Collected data
******

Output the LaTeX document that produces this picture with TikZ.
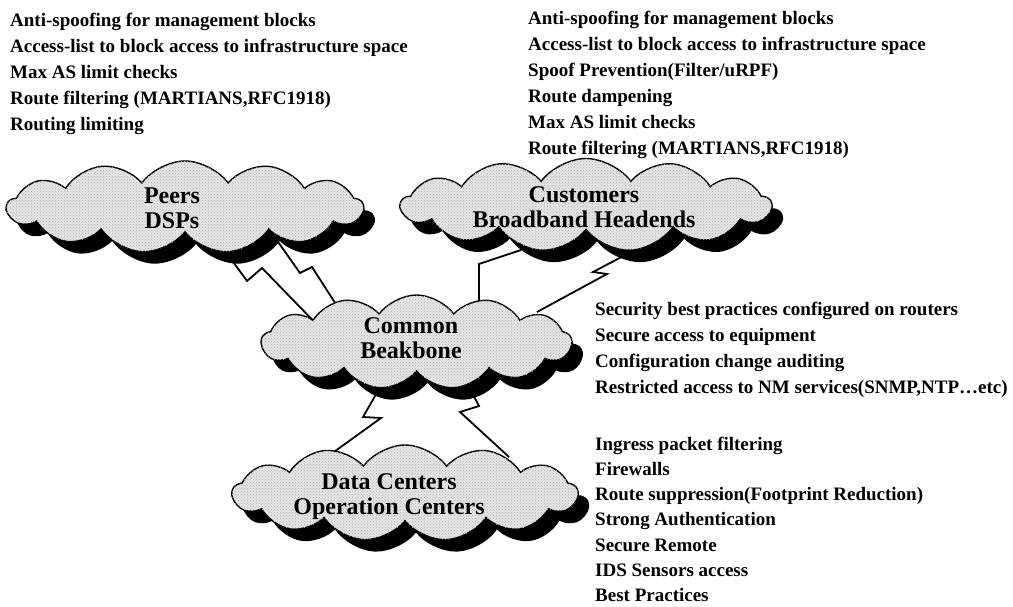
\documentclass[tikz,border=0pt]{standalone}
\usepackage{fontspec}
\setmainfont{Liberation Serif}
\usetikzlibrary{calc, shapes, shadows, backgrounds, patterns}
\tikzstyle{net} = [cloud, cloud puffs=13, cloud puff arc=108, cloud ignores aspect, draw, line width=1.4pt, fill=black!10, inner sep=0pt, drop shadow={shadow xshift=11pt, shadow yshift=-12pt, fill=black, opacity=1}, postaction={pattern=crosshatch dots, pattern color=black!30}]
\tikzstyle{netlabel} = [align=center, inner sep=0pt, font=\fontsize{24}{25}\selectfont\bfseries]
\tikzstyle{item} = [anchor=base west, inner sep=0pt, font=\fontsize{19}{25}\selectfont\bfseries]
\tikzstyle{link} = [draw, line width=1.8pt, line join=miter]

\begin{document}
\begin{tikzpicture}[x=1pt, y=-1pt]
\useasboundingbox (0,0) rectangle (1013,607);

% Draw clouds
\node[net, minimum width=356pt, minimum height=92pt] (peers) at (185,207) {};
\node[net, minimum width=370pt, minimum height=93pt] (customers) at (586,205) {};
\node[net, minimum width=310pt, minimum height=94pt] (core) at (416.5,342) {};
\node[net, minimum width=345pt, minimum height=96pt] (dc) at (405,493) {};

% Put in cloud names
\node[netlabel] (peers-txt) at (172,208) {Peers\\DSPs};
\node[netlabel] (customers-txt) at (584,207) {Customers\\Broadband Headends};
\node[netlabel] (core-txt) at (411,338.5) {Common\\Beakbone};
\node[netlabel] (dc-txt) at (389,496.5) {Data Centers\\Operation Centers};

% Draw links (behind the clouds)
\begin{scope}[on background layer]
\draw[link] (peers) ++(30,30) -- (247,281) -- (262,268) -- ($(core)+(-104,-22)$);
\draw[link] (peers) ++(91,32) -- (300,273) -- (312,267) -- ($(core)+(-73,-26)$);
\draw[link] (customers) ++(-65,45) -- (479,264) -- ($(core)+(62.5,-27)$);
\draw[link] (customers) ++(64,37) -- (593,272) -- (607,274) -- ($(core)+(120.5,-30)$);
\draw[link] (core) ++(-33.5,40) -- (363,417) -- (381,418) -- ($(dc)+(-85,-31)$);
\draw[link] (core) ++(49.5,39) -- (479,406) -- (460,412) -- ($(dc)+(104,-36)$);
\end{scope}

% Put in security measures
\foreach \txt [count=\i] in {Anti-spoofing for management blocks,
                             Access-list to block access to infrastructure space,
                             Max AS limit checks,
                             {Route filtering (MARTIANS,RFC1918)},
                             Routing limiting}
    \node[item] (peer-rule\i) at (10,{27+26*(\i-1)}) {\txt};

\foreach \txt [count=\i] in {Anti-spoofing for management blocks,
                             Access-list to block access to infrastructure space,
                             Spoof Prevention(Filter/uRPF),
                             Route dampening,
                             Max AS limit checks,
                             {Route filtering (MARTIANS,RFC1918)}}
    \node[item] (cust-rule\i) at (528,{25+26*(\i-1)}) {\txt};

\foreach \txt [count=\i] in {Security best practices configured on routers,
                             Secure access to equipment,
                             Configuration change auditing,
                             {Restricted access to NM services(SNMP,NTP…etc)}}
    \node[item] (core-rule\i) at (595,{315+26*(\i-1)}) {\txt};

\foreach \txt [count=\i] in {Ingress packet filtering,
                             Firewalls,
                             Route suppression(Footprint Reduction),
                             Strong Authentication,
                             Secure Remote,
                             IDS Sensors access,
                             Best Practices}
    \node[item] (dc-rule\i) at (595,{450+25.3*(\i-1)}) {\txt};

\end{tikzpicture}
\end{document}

******

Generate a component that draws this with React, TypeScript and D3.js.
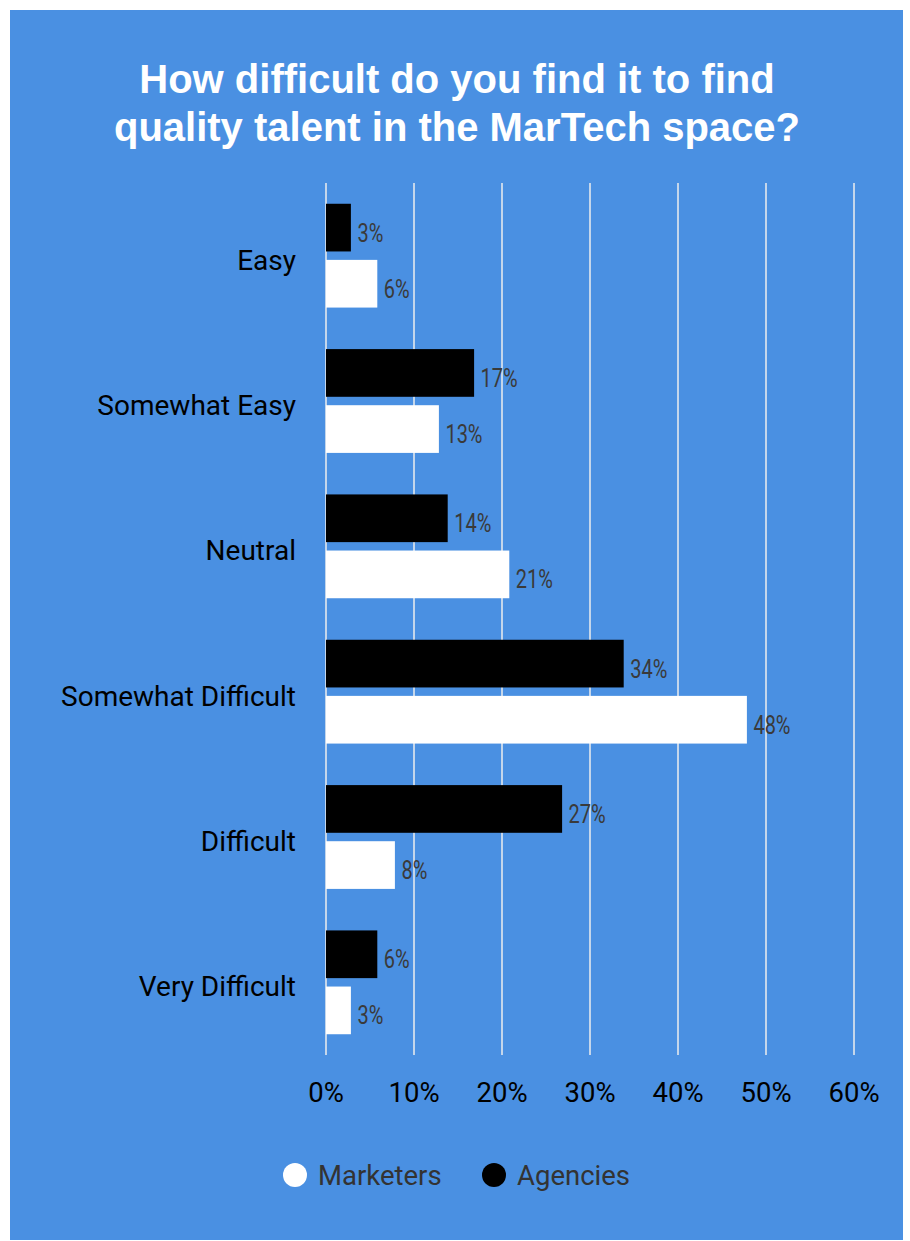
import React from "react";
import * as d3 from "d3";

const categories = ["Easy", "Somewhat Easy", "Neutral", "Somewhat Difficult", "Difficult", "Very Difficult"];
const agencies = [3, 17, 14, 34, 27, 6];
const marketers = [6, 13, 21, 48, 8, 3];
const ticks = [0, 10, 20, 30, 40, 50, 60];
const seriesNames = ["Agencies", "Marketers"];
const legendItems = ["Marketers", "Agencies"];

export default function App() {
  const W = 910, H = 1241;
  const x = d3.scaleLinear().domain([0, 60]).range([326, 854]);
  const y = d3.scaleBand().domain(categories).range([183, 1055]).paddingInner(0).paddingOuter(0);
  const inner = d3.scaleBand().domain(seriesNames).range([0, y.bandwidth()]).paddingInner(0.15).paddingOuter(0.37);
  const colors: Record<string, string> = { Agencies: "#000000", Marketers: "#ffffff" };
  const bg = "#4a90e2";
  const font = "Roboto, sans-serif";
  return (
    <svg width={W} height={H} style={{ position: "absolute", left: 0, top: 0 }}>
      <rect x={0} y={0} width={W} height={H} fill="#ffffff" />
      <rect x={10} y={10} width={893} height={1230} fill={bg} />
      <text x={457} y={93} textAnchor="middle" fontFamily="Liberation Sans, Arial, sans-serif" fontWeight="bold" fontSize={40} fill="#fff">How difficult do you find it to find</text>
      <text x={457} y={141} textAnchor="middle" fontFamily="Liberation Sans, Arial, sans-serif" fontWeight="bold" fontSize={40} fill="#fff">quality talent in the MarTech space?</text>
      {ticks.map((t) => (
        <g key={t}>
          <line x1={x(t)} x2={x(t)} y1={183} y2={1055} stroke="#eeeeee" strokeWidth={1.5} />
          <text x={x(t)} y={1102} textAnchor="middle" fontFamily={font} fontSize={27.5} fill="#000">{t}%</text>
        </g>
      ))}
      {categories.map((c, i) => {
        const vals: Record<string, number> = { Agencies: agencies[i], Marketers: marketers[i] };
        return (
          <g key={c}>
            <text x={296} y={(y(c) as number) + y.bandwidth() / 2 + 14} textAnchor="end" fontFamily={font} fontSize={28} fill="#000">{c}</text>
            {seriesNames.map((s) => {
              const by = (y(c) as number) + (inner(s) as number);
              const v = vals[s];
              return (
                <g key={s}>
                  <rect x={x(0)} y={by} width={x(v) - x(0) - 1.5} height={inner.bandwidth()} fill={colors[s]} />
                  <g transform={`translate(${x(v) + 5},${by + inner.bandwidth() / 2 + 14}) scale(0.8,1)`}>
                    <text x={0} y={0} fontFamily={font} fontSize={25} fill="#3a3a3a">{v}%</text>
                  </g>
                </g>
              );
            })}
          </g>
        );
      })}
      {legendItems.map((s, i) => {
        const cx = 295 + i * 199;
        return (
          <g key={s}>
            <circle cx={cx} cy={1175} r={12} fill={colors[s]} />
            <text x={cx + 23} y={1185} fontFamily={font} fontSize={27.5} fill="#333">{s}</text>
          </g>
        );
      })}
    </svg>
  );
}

******

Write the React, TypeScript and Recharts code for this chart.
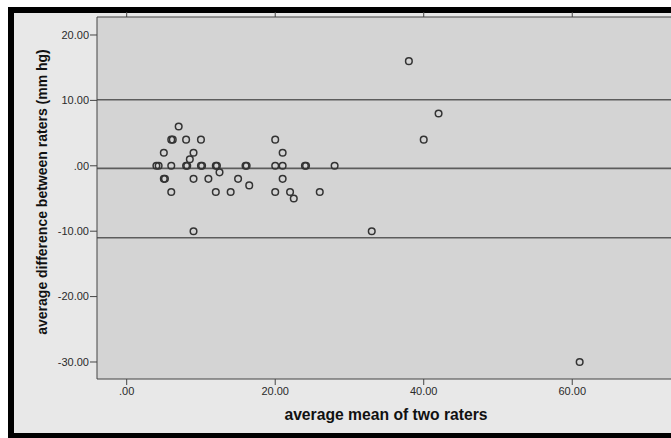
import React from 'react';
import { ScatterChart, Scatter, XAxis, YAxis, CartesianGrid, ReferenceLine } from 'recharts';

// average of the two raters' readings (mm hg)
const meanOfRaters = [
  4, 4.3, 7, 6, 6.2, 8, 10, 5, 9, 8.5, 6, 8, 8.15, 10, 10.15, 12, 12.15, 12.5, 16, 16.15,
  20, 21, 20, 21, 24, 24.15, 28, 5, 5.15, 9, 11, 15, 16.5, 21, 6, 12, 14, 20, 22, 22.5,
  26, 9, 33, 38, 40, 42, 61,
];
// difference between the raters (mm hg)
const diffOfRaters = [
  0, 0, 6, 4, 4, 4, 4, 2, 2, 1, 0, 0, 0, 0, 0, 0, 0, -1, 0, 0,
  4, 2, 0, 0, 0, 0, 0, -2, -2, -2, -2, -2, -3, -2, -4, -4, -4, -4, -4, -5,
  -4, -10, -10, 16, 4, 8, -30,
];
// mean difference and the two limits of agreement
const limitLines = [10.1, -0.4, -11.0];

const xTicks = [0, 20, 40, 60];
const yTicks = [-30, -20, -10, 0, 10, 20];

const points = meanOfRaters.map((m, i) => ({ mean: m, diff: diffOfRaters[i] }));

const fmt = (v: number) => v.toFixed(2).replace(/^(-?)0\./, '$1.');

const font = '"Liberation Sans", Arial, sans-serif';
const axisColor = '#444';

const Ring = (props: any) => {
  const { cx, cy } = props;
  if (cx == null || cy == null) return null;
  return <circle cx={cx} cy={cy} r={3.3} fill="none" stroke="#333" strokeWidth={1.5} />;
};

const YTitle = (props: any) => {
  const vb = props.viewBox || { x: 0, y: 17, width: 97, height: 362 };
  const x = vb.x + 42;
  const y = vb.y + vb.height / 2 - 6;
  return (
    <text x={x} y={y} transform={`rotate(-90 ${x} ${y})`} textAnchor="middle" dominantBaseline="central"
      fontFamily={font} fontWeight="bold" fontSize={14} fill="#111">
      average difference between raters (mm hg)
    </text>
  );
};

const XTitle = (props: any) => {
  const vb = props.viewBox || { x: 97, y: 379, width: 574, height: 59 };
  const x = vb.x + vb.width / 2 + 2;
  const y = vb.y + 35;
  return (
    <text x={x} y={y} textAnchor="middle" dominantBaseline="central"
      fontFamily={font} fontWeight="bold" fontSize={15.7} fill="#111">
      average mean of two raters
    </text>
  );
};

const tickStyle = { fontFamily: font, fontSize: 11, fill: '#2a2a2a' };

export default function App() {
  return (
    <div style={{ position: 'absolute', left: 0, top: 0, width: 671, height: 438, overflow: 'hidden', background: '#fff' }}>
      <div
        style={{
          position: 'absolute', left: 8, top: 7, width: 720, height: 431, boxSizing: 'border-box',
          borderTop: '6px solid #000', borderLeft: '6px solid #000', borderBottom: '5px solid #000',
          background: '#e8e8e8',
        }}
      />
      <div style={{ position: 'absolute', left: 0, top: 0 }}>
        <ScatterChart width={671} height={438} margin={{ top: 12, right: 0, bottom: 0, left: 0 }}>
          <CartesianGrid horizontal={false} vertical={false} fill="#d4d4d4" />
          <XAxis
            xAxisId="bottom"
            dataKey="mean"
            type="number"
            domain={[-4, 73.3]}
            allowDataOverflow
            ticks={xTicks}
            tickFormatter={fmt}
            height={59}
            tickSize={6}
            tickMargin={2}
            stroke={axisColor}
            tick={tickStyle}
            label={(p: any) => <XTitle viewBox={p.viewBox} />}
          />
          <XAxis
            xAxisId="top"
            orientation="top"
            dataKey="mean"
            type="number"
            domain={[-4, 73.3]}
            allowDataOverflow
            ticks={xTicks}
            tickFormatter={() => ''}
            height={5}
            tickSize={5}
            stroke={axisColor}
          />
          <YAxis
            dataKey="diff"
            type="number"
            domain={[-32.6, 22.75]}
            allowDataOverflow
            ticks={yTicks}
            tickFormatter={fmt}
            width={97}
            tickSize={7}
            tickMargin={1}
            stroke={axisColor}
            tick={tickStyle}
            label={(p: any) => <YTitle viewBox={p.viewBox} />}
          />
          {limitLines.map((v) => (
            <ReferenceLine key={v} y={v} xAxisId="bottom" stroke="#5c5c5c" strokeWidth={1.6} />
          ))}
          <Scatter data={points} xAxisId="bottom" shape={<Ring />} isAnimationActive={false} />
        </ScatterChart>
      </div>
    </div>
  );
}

******

| What is asked |
Pull out only the lines from the one with "Write the React, TypeScript" up to and including the one with "YAxis, CartesianGrid, ReferenceLine", and drop any pictures along the way.

| Task solution |
Write the React, TypeScript and Recharts code for this chart.
import React from 'react';
import { ScatterChart, Scatter, XAxis, YAxis, CartesianGrid, ReferenceLine } from 'recharts';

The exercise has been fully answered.